* start SOURCE MATERIAL *
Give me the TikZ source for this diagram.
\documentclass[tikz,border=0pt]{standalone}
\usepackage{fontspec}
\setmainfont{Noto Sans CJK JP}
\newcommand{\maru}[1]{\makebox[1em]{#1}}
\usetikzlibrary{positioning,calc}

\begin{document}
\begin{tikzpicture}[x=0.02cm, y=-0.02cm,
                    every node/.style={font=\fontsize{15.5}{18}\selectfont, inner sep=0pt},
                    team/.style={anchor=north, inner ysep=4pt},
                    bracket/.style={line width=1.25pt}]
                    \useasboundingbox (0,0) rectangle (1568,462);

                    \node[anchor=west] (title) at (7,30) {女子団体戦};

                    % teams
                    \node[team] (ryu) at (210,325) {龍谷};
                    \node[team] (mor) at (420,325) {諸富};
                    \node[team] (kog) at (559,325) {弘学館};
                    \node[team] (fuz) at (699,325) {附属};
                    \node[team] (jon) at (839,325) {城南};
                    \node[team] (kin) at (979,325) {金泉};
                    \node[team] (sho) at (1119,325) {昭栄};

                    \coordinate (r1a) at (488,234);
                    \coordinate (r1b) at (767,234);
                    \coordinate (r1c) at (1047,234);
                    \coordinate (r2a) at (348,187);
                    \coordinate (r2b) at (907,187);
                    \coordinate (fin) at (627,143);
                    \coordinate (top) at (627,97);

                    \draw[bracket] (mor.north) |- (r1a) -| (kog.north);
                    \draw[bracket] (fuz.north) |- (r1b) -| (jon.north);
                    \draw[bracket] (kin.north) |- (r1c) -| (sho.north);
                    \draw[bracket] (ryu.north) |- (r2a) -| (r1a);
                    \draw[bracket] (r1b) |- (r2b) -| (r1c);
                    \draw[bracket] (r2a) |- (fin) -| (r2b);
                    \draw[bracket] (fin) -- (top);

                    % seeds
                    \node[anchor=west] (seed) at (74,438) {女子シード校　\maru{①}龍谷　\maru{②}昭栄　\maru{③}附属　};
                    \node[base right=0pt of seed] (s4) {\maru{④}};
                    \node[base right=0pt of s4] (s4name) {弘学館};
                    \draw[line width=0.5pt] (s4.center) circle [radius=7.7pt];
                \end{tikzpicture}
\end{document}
* end SOURCE MATERIAL *
* start SOURCE MATERIAL *
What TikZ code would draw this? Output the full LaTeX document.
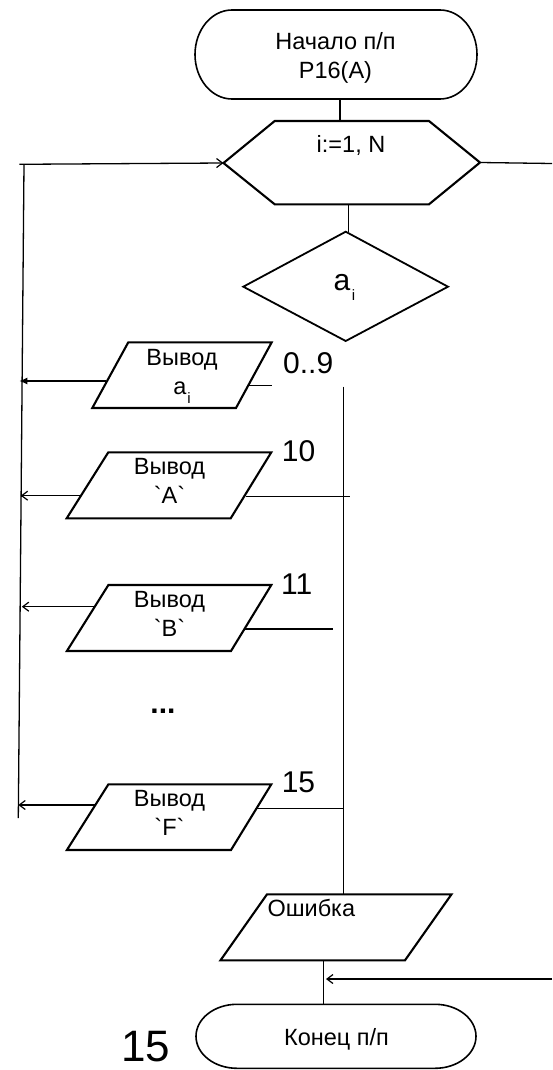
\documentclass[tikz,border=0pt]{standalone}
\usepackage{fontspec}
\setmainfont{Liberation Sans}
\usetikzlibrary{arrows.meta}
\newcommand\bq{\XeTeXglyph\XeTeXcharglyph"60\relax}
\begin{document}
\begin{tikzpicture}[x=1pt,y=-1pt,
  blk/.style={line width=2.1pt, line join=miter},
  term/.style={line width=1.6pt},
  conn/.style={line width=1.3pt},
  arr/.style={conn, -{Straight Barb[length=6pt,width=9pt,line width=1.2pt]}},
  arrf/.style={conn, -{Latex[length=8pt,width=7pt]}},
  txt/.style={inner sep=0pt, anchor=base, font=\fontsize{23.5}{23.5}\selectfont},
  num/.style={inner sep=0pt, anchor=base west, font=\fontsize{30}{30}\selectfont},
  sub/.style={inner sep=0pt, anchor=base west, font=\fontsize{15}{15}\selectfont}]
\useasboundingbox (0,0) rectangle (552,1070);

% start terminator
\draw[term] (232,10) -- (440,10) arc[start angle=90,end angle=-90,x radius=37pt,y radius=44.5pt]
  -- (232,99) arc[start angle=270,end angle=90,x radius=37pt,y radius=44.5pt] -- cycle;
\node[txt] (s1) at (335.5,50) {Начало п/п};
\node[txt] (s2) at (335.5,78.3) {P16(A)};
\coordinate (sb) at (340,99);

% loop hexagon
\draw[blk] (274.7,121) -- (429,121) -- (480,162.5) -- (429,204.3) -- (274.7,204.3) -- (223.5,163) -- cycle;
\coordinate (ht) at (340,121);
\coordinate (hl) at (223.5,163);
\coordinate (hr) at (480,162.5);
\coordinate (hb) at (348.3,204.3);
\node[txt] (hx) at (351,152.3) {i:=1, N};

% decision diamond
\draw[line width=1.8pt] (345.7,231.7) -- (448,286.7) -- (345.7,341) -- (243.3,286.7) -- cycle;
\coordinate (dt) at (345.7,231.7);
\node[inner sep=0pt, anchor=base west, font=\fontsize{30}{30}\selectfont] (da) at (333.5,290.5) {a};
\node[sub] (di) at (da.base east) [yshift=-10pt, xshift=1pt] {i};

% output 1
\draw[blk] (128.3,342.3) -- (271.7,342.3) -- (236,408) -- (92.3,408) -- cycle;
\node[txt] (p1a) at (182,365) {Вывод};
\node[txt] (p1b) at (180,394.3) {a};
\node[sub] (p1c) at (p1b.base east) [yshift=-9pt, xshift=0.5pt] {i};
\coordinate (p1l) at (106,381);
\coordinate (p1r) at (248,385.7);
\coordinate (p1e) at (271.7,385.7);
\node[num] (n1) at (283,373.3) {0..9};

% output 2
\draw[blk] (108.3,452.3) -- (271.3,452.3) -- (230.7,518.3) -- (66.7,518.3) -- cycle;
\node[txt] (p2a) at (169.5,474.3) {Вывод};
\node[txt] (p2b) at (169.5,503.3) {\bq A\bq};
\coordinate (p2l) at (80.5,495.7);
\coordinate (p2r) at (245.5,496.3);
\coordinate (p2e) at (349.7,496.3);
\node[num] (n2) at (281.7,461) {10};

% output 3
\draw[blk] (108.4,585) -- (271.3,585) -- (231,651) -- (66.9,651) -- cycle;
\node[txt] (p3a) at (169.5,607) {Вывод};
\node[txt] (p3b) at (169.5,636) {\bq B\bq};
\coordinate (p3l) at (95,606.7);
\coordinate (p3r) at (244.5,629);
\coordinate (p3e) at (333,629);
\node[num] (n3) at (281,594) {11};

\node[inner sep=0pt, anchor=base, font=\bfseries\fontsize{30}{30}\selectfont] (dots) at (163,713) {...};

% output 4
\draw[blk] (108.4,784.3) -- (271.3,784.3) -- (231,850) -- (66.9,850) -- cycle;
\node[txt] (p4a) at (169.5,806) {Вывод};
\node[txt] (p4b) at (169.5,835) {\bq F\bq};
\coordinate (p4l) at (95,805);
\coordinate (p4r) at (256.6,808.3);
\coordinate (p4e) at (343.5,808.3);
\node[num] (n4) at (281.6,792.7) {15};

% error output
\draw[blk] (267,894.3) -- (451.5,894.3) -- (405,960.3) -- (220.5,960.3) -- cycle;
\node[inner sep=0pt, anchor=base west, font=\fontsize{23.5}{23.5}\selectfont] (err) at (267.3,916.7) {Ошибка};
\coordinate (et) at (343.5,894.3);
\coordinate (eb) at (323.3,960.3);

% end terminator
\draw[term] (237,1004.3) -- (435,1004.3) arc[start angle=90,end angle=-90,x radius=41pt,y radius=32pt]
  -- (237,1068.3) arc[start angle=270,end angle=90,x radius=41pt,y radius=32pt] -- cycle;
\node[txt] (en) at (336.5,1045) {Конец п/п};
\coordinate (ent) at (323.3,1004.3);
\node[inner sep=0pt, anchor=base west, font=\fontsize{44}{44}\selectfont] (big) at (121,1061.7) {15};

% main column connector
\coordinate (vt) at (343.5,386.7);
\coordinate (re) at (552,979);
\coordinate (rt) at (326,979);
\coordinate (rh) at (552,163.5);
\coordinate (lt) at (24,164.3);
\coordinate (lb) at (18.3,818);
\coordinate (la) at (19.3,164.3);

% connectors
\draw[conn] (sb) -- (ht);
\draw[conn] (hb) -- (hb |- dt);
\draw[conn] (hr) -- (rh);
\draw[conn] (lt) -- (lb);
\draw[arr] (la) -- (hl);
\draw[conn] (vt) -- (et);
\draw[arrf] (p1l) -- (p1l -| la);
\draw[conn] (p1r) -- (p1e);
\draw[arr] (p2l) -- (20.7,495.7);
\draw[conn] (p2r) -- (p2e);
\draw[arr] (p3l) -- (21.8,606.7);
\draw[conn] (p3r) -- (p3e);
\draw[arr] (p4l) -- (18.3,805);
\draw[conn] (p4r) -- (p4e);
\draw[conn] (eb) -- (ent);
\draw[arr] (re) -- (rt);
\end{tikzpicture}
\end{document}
* end SOURCE MATERIAL *
EXERCISE TASK:
Above are the lines; repeat exactly the ones from the line containing "Give me the TikZ source for this diagram." down to the line containing "(title) at (7,30)", both inclusive.

COMPLETED TASK:
Give me the TikZ source for this diagram.
\documentclass[tikz,border=0pt]{standalone}
\usepackage{fontspec}
\setmainfont{Noto Sans CJK JP}
\newcommand{\maru}[1]{\makebox[1em]{#1}}
\usetikzlibrary{positioning,calc}

\begin{document}
\begin{tikzpicture}[x=0.02cm, y=-0.02cm,
                    every node/.style={font=\fontsize{15.5}{18}\selectfont, inner sep=0pt},
                    team/.style={anchor=north, inner ysep=4pt},
                    bracket/.style={line width=1.25pt}]
                    \useasboundingbox (0,0) rectangle (1568,462);

                    \node[anchor=west] (title) at (7,30) {女子団体戦};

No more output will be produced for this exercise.